Stated task = Scan the data. Collect each line that contains the word "this".

-=-=-=-=-

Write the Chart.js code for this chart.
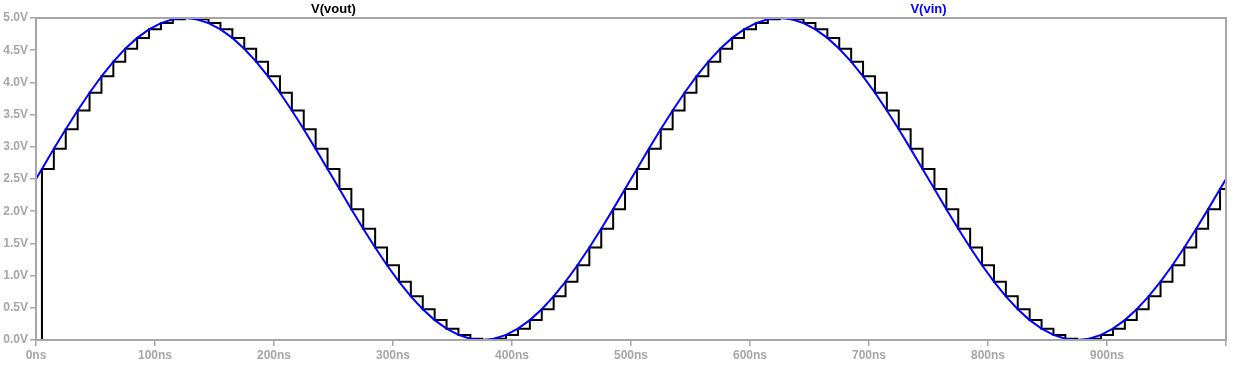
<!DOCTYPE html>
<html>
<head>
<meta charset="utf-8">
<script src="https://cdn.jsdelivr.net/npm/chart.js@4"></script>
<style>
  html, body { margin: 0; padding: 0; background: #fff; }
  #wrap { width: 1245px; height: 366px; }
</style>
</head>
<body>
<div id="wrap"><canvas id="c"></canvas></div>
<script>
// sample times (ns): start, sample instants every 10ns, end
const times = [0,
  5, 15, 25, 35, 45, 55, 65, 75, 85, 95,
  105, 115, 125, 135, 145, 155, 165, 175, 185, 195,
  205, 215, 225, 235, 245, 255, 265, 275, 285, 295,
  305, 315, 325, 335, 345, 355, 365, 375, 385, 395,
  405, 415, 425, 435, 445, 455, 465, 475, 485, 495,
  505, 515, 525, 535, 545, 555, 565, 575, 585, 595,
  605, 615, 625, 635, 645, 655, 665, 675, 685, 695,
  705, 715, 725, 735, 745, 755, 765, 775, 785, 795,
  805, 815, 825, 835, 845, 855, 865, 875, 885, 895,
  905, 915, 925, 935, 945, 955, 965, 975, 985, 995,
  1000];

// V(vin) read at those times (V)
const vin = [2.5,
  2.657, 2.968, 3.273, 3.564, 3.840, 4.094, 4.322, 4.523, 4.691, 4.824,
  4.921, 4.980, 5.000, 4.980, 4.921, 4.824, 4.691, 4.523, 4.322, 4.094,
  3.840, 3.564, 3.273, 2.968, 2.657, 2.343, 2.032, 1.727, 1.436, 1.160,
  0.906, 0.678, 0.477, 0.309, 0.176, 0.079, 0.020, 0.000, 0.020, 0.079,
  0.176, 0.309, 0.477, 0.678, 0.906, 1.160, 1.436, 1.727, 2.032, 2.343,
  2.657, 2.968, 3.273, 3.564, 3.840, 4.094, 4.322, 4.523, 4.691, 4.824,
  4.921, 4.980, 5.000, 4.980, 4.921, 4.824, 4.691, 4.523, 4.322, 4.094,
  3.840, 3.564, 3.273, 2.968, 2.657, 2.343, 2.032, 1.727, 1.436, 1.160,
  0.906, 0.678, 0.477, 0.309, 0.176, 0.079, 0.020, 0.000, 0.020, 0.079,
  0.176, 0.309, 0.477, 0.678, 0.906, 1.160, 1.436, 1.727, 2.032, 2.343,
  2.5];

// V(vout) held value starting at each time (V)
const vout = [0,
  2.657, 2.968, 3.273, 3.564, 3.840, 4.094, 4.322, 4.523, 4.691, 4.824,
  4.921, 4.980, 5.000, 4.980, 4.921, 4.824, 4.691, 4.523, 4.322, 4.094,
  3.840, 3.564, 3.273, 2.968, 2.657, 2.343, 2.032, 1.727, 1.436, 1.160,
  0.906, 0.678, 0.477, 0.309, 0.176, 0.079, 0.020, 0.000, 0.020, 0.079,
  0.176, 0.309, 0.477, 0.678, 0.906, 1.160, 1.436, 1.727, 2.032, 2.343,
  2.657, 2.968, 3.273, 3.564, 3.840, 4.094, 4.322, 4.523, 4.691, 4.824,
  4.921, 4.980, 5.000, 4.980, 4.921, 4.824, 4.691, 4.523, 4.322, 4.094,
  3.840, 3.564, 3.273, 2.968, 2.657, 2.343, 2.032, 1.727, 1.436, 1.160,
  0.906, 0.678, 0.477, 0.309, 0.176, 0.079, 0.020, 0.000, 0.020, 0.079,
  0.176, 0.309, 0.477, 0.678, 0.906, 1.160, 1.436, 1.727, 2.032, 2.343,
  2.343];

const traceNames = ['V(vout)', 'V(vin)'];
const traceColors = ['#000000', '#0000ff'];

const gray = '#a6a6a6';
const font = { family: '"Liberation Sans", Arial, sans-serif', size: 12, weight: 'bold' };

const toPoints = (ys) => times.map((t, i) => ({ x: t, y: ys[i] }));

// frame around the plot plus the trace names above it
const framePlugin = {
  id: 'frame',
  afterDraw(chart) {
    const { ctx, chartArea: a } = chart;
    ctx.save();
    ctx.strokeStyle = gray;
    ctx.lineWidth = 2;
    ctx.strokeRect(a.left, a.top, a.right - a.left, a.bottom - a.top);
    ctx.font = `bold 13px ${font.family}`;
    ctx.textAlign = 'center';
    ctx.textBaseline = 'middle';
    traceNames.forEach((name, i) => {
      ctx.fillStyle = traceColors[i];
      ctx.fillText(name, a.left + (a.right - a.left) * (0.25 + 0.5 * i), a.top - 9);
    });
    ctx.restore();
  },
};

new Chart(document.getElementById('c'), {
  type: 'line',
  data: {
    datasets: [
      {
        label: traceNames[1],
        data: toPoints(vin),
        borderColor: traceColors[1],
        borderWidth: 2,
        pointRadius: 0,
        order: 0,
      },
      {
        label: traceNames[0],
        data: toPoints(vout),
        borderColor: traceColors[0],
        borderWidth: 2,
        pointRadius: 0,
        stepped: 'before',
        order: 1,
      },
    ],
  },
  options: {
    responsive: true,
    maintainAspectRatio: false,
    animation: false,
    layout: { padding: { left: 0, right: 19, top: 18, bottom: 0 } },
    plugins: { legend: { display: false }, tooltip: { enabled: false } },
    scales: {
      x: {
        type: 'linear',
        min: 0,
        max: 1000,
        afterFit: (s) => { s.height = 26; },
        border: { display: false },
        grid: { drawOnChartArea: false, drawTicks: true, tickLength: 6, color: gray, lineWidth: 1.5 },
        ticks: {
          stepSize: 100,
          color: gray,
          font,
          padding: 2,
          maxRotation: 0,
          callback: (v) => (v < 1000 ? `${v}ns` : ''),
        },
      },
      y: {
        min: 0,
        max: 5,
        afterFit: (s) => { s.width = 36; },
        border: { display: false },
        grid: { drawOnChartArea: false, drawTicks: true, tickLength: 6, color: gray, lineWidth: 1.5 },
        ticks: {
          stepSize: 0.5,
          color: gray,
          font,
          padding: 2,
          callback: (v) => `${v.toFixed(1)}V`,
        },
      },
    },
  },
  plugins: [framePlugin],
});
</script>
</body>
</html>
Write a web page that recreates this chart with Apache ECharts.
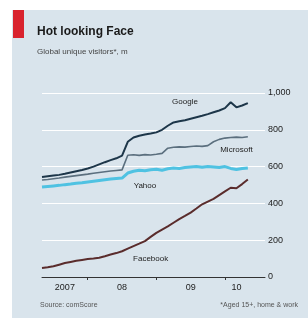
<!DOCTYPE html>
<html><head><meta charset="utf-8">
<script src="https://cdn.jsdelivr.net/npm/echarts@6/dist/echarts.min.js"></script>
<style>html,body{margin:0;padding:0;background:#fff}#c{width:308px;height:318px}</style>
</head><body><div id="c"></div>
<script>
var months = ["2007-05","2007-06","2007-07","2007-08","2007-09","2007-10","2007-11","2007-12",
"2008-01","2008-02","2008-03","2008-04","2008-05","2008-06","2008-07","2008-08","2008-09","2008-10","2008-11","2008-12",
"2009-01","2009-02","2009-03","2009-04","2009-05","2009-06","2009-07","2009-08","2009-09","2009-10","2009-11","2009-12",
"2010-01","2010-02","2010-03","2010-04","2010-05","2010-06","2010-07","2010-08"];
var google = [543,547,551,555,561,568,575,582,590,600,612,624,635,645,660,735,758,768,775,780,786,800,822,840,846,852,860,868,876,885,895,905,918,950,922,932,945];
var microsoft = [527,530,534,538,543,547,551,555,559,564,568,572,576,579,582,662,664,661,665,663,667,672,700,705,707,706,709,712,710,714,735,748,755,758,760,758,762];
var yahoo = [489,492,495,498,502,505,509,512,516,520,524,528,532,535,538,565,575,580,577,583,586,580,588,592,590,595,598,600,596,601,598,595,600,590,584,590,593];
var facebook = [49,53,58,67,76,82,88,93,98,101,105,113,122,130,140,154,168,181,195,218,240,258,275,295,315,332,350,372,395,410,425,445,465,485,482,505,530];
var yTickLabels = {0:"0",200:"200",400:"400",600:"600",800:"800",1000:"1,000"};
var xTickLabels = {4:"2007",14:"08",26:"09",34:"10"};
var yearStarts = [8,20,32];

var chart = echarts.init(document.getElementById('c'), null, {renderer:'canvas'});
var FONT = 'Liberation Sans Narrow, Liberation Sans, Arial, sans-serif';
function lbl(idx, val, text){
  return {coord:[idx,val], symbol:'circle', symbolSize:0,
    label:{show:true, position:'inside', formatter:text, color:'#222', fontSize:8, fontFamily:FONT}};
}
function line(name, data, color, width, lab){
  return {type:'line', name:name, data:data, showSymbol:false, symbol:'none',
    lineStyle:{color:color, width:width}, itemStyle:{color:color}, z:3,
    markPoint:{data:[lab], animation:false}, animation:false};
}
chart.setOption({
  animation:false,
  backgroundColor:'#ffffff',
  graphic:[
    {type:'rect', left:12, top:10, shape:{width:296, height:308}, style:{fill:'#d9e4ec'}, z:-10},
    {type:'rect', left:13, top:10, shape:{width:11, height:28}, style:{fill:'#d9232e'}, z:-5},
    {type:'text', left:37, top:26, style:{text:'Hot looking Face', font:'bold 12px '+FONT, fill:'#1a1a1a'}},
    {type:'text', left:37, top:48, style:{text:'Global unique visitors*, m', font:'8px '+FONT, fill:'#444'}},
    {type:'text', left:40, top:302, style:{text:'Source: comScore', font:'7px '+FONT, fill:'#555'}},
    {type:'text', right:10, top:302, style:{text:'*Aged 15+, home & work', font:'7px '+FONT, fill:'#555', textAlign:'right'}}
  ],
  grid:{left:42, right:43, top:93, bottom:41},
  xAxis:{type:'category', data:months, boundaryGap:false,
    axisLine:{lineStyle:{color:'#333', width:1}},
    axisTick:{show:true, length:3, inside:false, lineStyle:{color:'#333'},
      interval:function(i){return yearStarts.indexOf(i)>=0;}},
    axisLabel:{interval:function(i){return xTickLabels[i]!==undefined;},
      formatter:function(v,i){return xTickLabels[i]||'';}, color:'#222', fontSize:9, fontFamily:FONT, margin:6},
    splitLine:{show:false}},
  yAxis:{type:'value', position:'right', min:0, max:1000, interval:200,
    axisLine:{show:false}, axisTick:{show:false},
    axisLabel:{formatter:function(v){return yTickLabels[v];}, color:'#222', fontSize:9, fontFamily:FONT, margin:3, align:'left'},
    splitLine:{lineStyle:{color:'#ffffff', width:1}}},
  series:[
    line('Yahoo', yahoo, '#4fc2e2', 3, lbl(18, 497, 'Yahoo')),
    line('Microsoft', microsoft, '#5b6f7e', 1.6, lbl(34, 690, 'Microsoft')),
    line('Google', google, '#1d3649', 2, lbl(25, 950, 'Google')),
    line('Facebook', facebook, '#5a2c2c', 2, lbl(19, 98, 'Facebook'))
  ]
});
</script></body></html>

-=-=-=-=-

Right answer =
Write the Chart.js code for this chart.
Write a web page that recreates this chart with Apache ECharts.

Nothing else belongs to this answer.